Birthright Citizenship Is Good for America
Although I think the nightmare scenario I outlined above is the most immediately compelling reason to keep our current interpretation of the 14th Amendment in place, I also want to highlight some of the positive benefits that it brings. First, having more citizens raises the gross domestic product and the standard of living for all. Second, having more foreign born citizens expands U.S. soft power and gives us immeasurable cultural and linguistic connections with the rest of the world. Third, it helps prevent people from becoming stateless, which is a humanitarian catastrophe that no one should have to face. Fourth, it expands the U.S. tax base and helps attract more talent from around the world.
As I mentioned before, there isn’t really a good argument against having more citizens. The only policy argument I hear is that it encourages illegal immigration, which I have discussed above. This leads me to conclude that those pushing against birthright citizenship are motivated by other factors, most likely based on political calculations about how they think children of immigrants will vote, or based on racism.
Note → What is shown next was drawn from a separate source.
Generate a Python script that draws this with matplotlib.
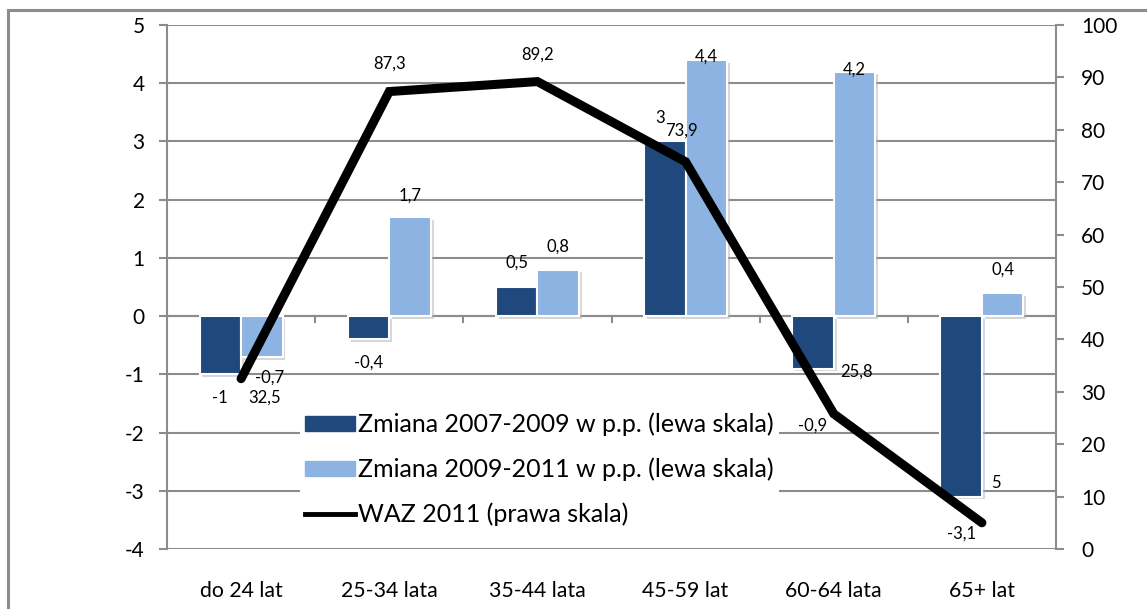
import numpy as np
import matplotlib
matplotlib.use("Agg")
import matplotlib.pyplot as plt
from matplotlib.patches import Rectangle, Patch
from matplotlib.lines import Line2D
import matplotlib.patheffects as pe

plt.rcParams['font.family'] = ['Lato', 'DejaVu Sans']
plt.rcParams['axes.unicode_minus'] = False

groups = ['do 24 lat', '25-34 lata', '35-44 lata', '45-59 lat', '60-64 lata', '65+ lat']
change_0709 = [-1, -0.4, 0.5, 3, -0.9, -3.1]
change_0911 = [-0.7, 1.7, 0.8, 4.4, 4.2, 0.4]
waz_2011 = [32.5, 87.3, 89.2, 73.9, 25.8, 5]

legend_labels = ['Zmiana 2007-2009 w p.p. (lewa skala)',
                 'Zmiana 2009-2011 w p.p. (lewa skala)',
                 'WAZ 2011 (prawa skala)']

dark = '#1f497d'
light = '#8db3e2'
grid_col = '#8c8c8c'

# label offsets in pixels (dx, dy) from the end of each mark
off_dark = [(0, -24), (0, -23), (0, 24), (-5, 23), (0, -57), (0, -37)]
off_light = [(8, -21), (0, 22), (0, 23), (0, 3), (0, 2), (0, 23)]
off_line = [(24, -19), (0, 28), (0, 27), (-4, 31), (23, 42), (14, 40)]


def fmt(v):
    s = ('%.1f' % v).rstrip('0').rstrip('.')
    return s.replace('.', ',')


fig = plt.figure(figsize=(11.47, 6.09), dpi=100)
W, H = 1147, 609
ax = fig.add_axes([167 / W, 60 / H, (1056 - 167) / W, (549 - 25) / H])

# outer chart frame
fig.add_artist(Rectangle((8 / W, -0.1), 1.2, 1.1 - 10 / H, transform=fig.transFigure,
                         fill=False, edgecolor='#8c8c8c', linewidth=2.2))

x = np.arange(len(groups))
w = 0.28
shadow = [pe.SimplePatchShadow(offset=(2, -2), shadow_rgbFace='#b0b0b0', alpha=0.5), pe.Normal()]
b1 = ax.bar(x - w / 2, change_0709, w, color=dark, edgecolor='white', linewidth=1.5, zorder=3)
b2 = ax.bar(x + w / 2, change_0911, w, color=light, edgecolor='white', linewidth=1.5, zorder=3)
for p in list(b1) + list(b2):
    p.set_path_effects(shadow)

ax.set_xlim(-0.5, len(groups) - 0.5)
ax.set_ylim(-4, 5)
ax.set_yticks(range(-4, 6))
ax.yaxis.grid(True, color=grid_col, linewidth=1.5, zorder=0)
ax.set_axisbelow(True)
ax.tick_params(axis='y', length=6, width=1.5, color=grid_col, labelsize=15, pad=10)

for s in ['top', 'bottom']:
    ax.spines[s].set_visible(False)
ax.spines['left'].set_color(grid_col)
ax.spines['left'].set_linewidth(1.5)
ax.spines['right'].set_visible(False)

# category axis sits on zero with ticks between groups
ax.axhline(0, color=grid_col, linewidth=1.5, zorder=1)
ax.set_xticks([])
for b in np.arange(0.5, len(groups) - 0.5, 1):
    ax.plot([b, b], [0, -0.1], color=grid_col, linewidth=1.5, zorder=1)
for i, g in enumerate(groups):
    ax.annotate(g, (i, -4), xytext=(0, -42), textcoords='offset pixels',
                ha='center', va='center', fontsize=15.3)

ax2 = ax.twinx()
ax2.set_ylim(0, 100)
ax2.set_yticks(range(0, 101, 10))
for s in ['top', 'bottom', 'left']:
    ax2.spines[s].set_visible(False)
ax2.spines['right'].set_color(grid_col)
ax2.spines['right'].set_linewidth(1.5)
ax2.tick_params(axis='y', length=6, width=1.5, color=grid_col, labelsize=15, pad=12)
ax2.plot(x, waz_2011, color='black', linewidth=6.5, solid_capstyle='round',
         solid_joinstyle='miter', zorder=4)

for i, v in enumerate(change_0709):
    ax.annotate(fmt(v), (i - w / 2, v), xytext=off_dark[i], textcoords='offset pixels',
                ha='center', va='center', fontsize=12)
for i, v in enumerate(change_0911):
    ax.annotate(fmt(v), (i + w / 2, v), xytext=off_light[i], textcoords='offset pixels',
                ha='center', va='center', fontsize=12)
for i, v in enumerate(waz_2011):
    ax2.annotate(fmt(v), (i, v), xytext=off_line[i], textcoords='offset pixels',
                 ha='center', va='center', fontsize=12, zorder=5)

handles = [Patch(color=dark), Patch(color=light),
           Line2D([], [], color='black', linewidth=3.5)]
leg = ax2.legend(handles, legend_labels, loc='upper left',
                 bbox_to_anchor=(120 / 889, 154 / 524),
                 frameon=True, fontsize=18, handlelength=2.0, handleheight=0.55,
                 handletextpad=0.15, labelspacing=0.85, borderpad=0.2)
leg.get_frame().set_edgecolor('none')
leg.get_frame().set_facecolor('white')
leg.get_frame().set_alpha(1)
leg.get_frame().set_boxstyle('square', pad=0)
leg.set_zorder(3)

fig.savefig('out.png', dpi=100, facecolor='white')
In conclusion, we need to defend the concept of birthright citizenship as enshrined in the 14th Amendment. When Republicans attack it, we need to rhetorically punch back, talk about the benefits of birthright citizenship, and ask them why they want politicians to weaponize the concept of who is and who is not a citizen. We also need to make sure that judges who are nominated to our federal courts, as well as Supreme Court justices, correctly interpret the 14th Amendment to apply it to children of undocumented immigrants. Losing the protections of citizenship that we have enjoyed for the last 100 plus years would leave us with an unrecognizable, radically different country than we have today. It would truly represent a major step backward for our country.